James Salter (88 ans), né le 10 juin 1925 à New-York
"Ils étaient couchés dans le noir comme deux victimes.. Ils n'avaient rien à se donner, ils étaient liés par un amour pur, inexplicable.
Viri dormait, elle le savait même sans le voir. Il dormait comme un enfant, silencieusement, profondément. Ses cheveux clairsemés étaient ébouriffés, il étendait une main douce et molle. S'ils avaient été un autre couple, elle aurait trouvé qu'ils étaient attirants, elle les aurait même aimés - ils étaient si malheureux.
Page 162.
"Dans six ans, elle aurait quarante ans. Elle percevait cette échéance comme un récif blanc au loin - signal du danger. La vieillesse l'effrayait, elle ne l'imaginait que trop facilement. Elle en cherchait tous les jours les signes, d'abord à la lumière crue de la fenêtre, puis tournant légèrement la tête pour atténuer un peu la dureté de cet éclairage, elle reculait de quelques pas en se disant : les gens ne s'approchent jamais autant.
Page 163
"Elle avait étalé les costumes de son père sur le lit. Ils iraient à l'Armée du Salut avec ses chemises, ses chaussures. La terre avait produit un bruit sourd en tombant sur la crypte où il reposait. [...]
[...]
C'était fini. Soudain, elle ressentit comme un présage. Elle était exposée. A présent le champ était libre pour sa propre mort.
Pages 191-192.
"Les deux amies regardaient des verres à vin. Tout ce qui était beau et élégant venait de Belgique ou de France. Retournant les objets, Nedra lut les prix. Trente-huit dollars la douzaine. Quarante-quatre.
"Ceux-ci sont magnifiques, dit Eve.
- Je préfère ceux-là.
- Soixante dollars la douzaine. Qu'en feras-tu?

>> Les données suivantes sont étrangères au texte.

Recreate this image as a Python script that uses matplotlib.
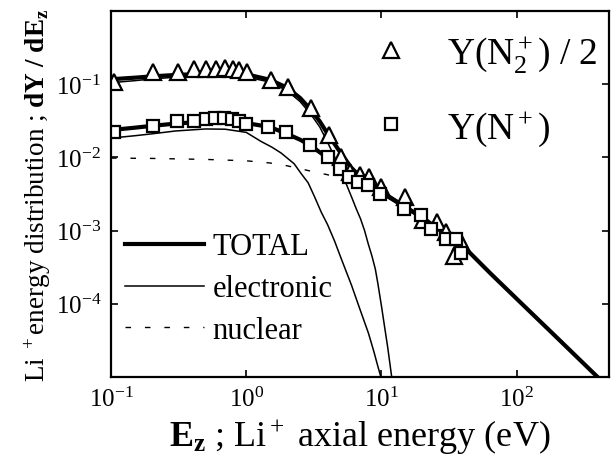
import numpy as np
import matplotlib
matplotlib.use('Agg')
import matplotlib.pyplot as plt
from matplotlib.lines import Line2D

plt.rcParams['font.family'] = 'Liberation Serif'
plt.rcParams['mathtext.fontset'] = 'custom'
plt.rcParams['mathtext.rm'] = 'Liberation Serif'
plt.rcParams['mathtext.it'] = 'Liberation Serif:italic'
plt.rcParams['mathtext.bf'] = 'Liberation Serif:bold'

# measured points : Y(N2+)/2 (triangles)
x_tri = [0.106, 0.206, 0.315, 0.413, 0.507, 0.601, 0.70, 0.80, 0.89, 1.02, 1.53, 2.04,
         3.0, 4.1, 5.0, 5.86, 6.9, 8.1, 9.9, 14.9, 20.2, 25.7, 29.9, 34.3, 38.6]
y_tri = [0.106, 0.146, 0.146, 0.160, 0.160, 0.160, 0.165, 0.160, 0.155, 0.146, 0.113, 0.091,
         0.047, 0.0202, 0.0102, 0.00635, 0.00578, 0.00543, 0.00397, 0.0029, 0.0014, 0.00132,
         0.00097, 0.00045, 0.00071]

# measured points : Y(N+) (squares)
x_sq = [0.106, 0.206, 0.305, 0.413, 0.50, 0.59, 0.69, 0.79, 0.89, 1.0, 1.45, 1.97, 2.97,
        4.03, 4.94, 5.75, 6.7, 7.95, 9.75, 14.6, 19.6, 23.2, 30.0, 35.3, 38.6]
y_sq = [0.0222, 0.0268, 0.0314, 0.0314, 0.0334, 0.0345, 0.0345, 0.0334, 0.0314, 0.0286,
        0.026, 0.0222, 0.0148, 0.0102, 0.0070, 0.0054, 0.00465, 0.00423, 0.00318, 0.0020,
        0.00166, 0.00106, 0.00078, 0.00078, 0.00049]

# model curves
x_tot_hi = [0.1, 0.15, 0.2, 0.3, 0.5, 0.7, 1, 1.5, 2, 2.5, 3, 3.5, 4, 5, 6, 7, 8, 10, 15, 20]
y_tot_hi = [0.117, 0.123, 0.128, 0.134, 0.139, 0.14, 0.137, 0.115, 0.09, 0.065, 0.045, 0.031,
            0.021, 0.0115, 0.0072, 0.0054, 0.0045, 0.0034, 0.0021, 0.0015]

x_tot_lo = [0.1, 0.15, 0.2, 0.3, 0.5, 0.7, 1, 1.5, 2, 2.5, 3, 4, 5, 6, 7, 8, 10, 15, 20, 30,
            40, 64, 100, 200, 396]
y_tot_lo = [0.0237, 0.0255, 0.027, 0.029, 0.031, 0.031, 0.0295, 0.026, 0.021, 0.0175, 0.0145,
            0.0098, 0.0068, 0.0053, 0.0045, 0.004, 0.0033, 0.0021, 0.00152, 0.00088, 0.00062,
            0.00026, 0.000117, 3.4e-5, 1e-5]

x_el_hi = [0.1, 0.15, 0.2, 0.3, 0.5, 0.7, 1, 1.5, 2, 2.5, 3, 3.5, 4, 4.5, 5, 5.5, 6, 6.5, 7,
           7.5, 8, 8.5, 9, 9.4, 10, 10.5, 11.1, 11.5, 11.9]
y_el_hi = [0.105, 0.112, 0.118, 0.125, 0.13, 0.13, 0.126, 0.107, 0.082, 0.058, 0.039, 0.026,
           0.016, 0.0102, 0.0063, 0.0043, 0.0029, 0.002, 0.00145, 0.001, 0.00065, 0.00045,
           0.0003, 0.00019, 9.3e-5, 5.1e-5, 2.6e-5, 1.6e-5, 1e-5]

x_el_lo = [0.1, 0.15, 0.2, 0.3, 0.5, 0.7, 1, 1.29, 1.55, 1.81, 2.26, 2.55, 2.87, 3.2, 3.58,
           4, 4.5, 5, 6, 7, 8, 8.8, 9.4, 9.9]
y_el_lo = [0.0184, 0.0198, 0.021, 0.023, 0.0245, 0.0243, 0.022, 0.0165, 0.0138, 0.0115,
           0.0082, 0.006, 0.0045, 0.0029, 0.0018, 0.0012, 0.00072, 0.00043, 0.00018, 8e-5,
           4e-5, 2.2e-5, 1.4e-5, 1e-5]

x_nuc = [0.1, 0.2, 0.5, 1, 1.5, 2, 3, 4, 5, 6, 7, 8, 10, 15, 20, 30, 40, 64, 100, 200, 396]
y_nuc = [0.0098, 0.0097, 0.0094, 0.009, 0.0084, 0.0077, 0.0065, 0.0058, 0.0052, 0.0047, 0.0043,
         0.0039, 0.0032, 0.0021, 0.0015, 0.00088, 0.00062, 0.00026, 0.000117, 3.4e-5, 1e-5]

xticks = [0.1, 1, 10, 100]
xticklabels = [r'$10^{-1}$', r'$10^{0}$', r'$10^{1}$', r'$10^{2}$']
yticks = [1e-4, 1e-3, 1e-2, 1e-1]
yticklabels = [r'$10^{-4}$', r'$10^{-3}$', r'$10^{-2}$', r'$10^{-1}$']

fig = plt.figure(figsize=(6.15, 4.64), dpi=100)
ax = fig.add_axes([0.1805, 0.1853, 0.8095, 0.7887])

dots = (0, (4, 10))
ax.plot(x_nuc, y_nuc, color='k', lw=1.0, ls=dots)
ax.plot(x_el_hi, y_el_hi, color='k', lw=1.1)
ax.plot(x_el_lo, y_el_lo, color='k', lw=1.1)
ax.plot(x_tot_hi, y_tot_hi, color='k', lw=3)
ax.plot(x_tot_lo, y_tot_lo, color='k', lw=3)

tri, = ax.plot(x_tri, y_tri, ls='none', marker='^', ms=11, mfc='white', mec='k', mew=1.6)
sq, = ax.plot(x_sq, y_sq, ls='none', marker='s', ms=9, mfc='white', mec='k', mew=1.6)

ax.set_xscale('log')
ax.set_yscale('log')
ax.set_xlim(0.1, 480)
ax.set_ylim(1e-5, 1)
ax.minorticks_off()
ax.set_xticks(xticks)
ax.set_xticklabels(xticklabels)
ax.set_yticks(yticks)
ax.set_yticklabels(yticklabels)
ax.tick_params(which='major', direction='in', length=5, width=1.2, labelsize=18,
               top=True, right=True, pad=7)
for s in ax.spines.values():
    s.set_linewidth(1.6)

ax.set_xlabel(r'$\mathbf{E_z}$ ; Li$^+$ axial energy (eV)', fontsize=26, labelpad=4)
ax.set_ylabel(r'Li $^+$energy distribution ; $\mathbf{dY\ /\ dE_z}$', fontsize=19.5, labelpad=2)

# line legend (lower left)
h_tot = Line2D([], [], color='k', lw=3)
h_el = Line2D([], [], color='k', lw=1.1)
h_nuc = Line2D([], [], color='k', lw=1.0, ls=dots)
leg1 = ax.legend([h_tot, h_el, h_nuc], ['TOTAL', 'electronic', 'nuclear'],
                 loc='upper left', bbox_to_anchor=(0.028, 0.395), frameon=False, fontsize=22,
                 handlelength=2.6, handletextpad=0.26, labelspacing=0.42,
                 borderpad=0, borderaxespad=0)
ax.add_artist(leg1)

# marker legend (upper right)
ax.legend([tri, sq], [r'Y(N$_2^+$) / 2', r'Y(N$^+$)'], loc='upper left',
          bbox_to_anchor=(0.524, 0.94), frameon=False, fontsize=27, numpoints=1,
          handlelength=1.0, handletextpad=1.0, labelspacing=0.9,
          borderpad=0, borderaxespad=0)

fig.savefig('out.png', dpi=100)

- On a toujours besoin de verres à vin.
- Tu n'as pas peur de les casser?
- La seule chose qui me fasse peur, ce sont les mots "vie ordinaire".
Page 223.
James Salter, in Un bonheur parfait (titre original Light Years, 1975), éditions de l'Olivier, collection Points, 2008.
Je n'en suis qu'à la moitié du livre. C'est lumineux.